The word from Capitol Hill is that Speaker Boehner wants to resolve the current stalemate over the CR and the impending stalemate over the debt ceiling through a “grand bargain” on fiscal issues. Boehner reportedly has long wanted such a bargain. And now, according to NRO’s Bob Costa, “the House GOP’s most influential fiscal strategists, Dave Camp and Paul Ryan, are privately reassuring nervous Republicans that. . .a budget deal is in the works — and they should be enthused about what they’re cooking up.”
Boehner, Ryan, and Camp apparently thinking big. Their “grand bargain” reportedly would encompass entitlement reforms, such as chained CPI, elimination of the medical-device tax, delays to parts of Obamacare, and tax reform in exchange for delaying aspects of sequestration and extending the debt limit. The Democrats would, of course, seek increased revenues, whether through tax reform or increased rates under the current system.
Boehner’s grand bargain strategy sounds too good to be true, and probably is — not the reports that this is what he wants, but the notion that the Democrats will enable him to achieve a good bargain.
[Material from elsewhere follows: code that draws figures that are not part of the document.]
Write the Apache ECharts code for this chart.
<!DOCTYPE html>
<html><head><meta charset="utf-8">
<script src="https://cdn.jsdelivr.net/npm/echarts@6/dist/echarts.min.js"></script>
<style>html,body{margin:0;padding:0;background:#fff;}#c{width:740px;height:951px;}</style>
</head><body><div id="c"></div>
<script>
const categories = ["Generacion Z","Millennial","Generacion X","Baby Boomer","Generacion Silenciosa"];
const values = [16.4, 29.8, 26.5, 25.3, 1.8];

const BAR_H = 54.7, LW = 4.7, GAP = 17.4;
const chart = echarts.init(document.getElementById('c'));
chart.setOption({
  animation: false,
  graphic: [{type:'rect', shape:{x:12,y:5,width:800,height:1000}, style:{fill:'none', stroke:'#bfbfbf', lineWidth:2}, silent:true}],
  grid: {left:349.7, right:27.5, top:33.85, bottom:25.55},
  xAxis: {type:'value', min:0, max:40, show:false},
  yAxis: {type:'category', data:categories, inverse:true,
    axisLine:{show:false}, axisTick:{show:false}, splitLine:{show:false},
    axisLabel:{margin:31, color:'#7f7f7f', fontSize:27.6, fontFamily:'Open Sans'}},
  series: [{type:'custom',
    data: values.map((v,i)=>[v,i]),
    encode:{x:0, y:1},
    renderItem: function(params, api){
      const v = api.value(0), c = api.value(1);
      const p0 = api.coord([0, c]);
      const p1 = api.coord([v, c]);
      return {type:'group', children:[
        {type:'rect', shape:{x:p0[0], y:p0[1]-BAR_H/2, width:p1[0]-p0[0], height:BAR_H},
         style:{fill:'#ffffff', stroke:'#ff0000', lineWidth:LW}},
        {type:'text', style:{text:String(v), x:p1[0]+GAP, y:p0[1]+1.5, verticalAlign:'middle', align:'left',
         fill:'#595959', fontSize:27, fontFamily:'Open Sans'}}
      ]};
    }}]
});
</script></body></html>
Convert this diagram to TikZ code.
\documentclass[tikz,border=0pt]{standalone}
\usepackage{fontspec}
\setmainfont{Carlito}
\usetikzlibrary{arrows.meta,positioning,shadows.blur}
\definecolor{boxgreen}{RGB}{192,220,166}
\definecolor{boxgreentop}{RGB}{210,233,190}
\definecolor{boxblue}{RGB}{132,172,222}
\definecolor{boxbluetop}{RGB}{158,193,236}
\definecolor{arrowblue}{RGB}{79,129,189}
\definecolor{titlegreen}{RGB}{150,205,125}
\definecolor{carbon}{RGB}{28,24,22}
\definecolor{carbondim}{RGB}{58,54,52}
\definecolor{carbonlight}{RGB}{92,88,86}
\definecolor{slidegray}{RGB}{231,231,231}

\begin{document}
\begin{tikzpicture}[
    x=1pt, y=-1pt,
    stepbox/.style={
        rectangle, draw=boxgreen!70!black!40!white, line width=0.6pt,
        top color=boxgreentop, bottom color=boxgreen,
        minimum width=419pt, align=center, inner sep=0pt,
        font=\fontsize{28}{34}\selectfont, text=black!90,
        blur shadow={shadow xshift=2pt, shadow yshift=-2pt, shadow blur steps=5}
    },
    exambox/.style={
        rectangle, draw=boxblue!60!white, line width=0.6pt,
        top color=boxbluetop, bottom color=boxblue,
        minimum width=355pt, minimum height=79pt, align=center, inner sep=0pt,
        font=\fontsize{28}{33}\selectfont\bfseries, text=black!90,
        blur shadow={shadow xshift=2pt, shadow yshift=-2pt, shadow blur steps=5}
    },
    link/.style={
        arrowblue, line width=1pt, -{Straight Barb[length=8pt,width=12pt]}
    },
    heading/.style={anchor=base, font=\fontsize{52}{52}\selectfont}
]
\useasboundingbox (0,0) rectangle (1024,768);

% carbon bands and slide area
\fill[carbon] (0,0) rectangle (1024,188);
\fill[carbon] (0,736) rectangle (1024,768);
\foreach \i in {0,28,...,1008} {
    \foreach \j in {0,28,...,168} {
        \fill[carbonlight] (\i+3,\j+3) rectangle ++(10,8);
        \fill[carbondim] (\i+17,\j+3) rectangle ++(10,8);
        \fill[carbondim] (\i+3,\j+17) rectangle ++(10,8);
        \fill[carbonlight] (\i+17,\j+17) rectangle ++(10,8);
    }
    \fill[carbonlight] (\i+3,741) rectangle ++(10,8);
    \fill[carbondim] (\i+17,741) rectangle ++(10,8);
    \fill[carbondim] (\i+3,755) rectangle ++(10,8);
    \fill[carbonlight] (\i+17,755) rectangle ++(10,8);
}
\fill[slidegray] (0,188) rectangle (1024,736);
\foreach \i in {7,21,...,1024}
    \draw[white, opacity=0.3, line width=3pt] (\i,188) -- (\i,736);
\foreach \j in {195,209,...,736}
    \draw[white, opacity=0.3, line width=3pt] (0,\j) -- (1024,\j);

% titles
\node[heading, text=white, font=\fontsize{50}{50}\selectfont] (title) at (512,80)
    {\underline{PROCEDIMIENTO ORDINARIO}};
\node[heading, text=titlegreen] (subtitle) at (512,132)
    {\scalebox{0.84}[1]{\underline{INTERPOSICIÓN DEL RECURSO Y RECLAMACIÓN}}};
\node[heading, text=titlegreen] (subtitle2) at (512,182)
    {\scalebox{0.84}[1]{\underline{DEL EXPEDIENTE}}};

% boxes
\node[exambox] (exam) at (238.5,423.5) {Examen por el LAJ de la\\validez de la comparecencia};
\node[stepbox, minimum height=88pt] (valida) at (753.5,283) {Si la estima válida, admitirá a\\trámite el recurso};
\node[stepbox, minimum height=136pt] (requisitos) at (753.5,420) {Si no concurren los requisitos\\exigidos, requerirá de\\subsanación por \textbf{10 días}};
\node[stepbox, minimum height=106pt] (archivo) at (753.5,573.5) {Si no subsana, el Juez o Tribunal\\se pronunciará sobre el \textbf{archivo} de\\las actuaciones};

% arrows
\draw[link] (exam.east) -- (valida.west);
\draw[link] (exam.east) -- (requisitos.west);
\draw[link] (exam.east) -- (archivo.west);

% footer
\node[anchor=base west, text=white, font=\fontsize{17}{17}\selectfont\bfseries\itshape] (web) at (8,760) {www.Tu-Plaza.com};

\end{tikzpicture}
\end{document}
As October 17 (the deadline for raising the debt ceiling) approaches, the two most likely scenarios (in no particular order) are (1) widespread public disgust about the government shutdown with most blame going to the Republicans and (2) indifference to the shutdown. The other possibilities are widespread disgust with blame falling equally or falling mostly on the Democrats. But even with President Obama overplaying his hand, these scenarios are less likely than the first two.
In the first scenario, the Democrats will continue to play hard ball as October 17 approaches, either by rejecting “grand bargain” talks or driving a very hard bargain. Republicans might end up making a bad bargain just to escape from the box they have put themselves in.
In the second scenario — public indifference to the shutdown — the Democrats may well double down on their current “no pain for the public, no gain for the Dems” strategy. Knowing that the public almost certainly will not be indifferent to the consequences of the government being unable to borrow money, Obama may reject negotiations and dare Boehner and company to refuse to raise the debt ceiling.
As Republican members see their vision of a grand bargain turn into a grand illusion, and the economy very possibly about to take a big hit, they likely will back down quickly. Throughout this process, Republicans have been less unified than Democrats.
The other problem is the scope of a grand bargain. It’s difficult to see how it could be hammered out by October 17. So the parties presumably would have to reopen the government and raise the debt ceiling for a period sufficient to reach the bargain. But if the Democrats continue to believe they have the upper hand by a good margin, or will have it if the debt ceiling isn’t raised, they may lack sufficient incentive to accept a temporary truce.
I’m not saying that Boehner’s grand bargain strategy necessarily is worse than the alternatives at this point. And I’d be the last to criticize Reps. Camp and Ryan for being excited about “cooking up” a solution to our fiscal woes. I just hope that Boehner himself isn’t too excited, and that he and his caucus understand that the grand bargain strategy is more of a long-shot than sure-shot.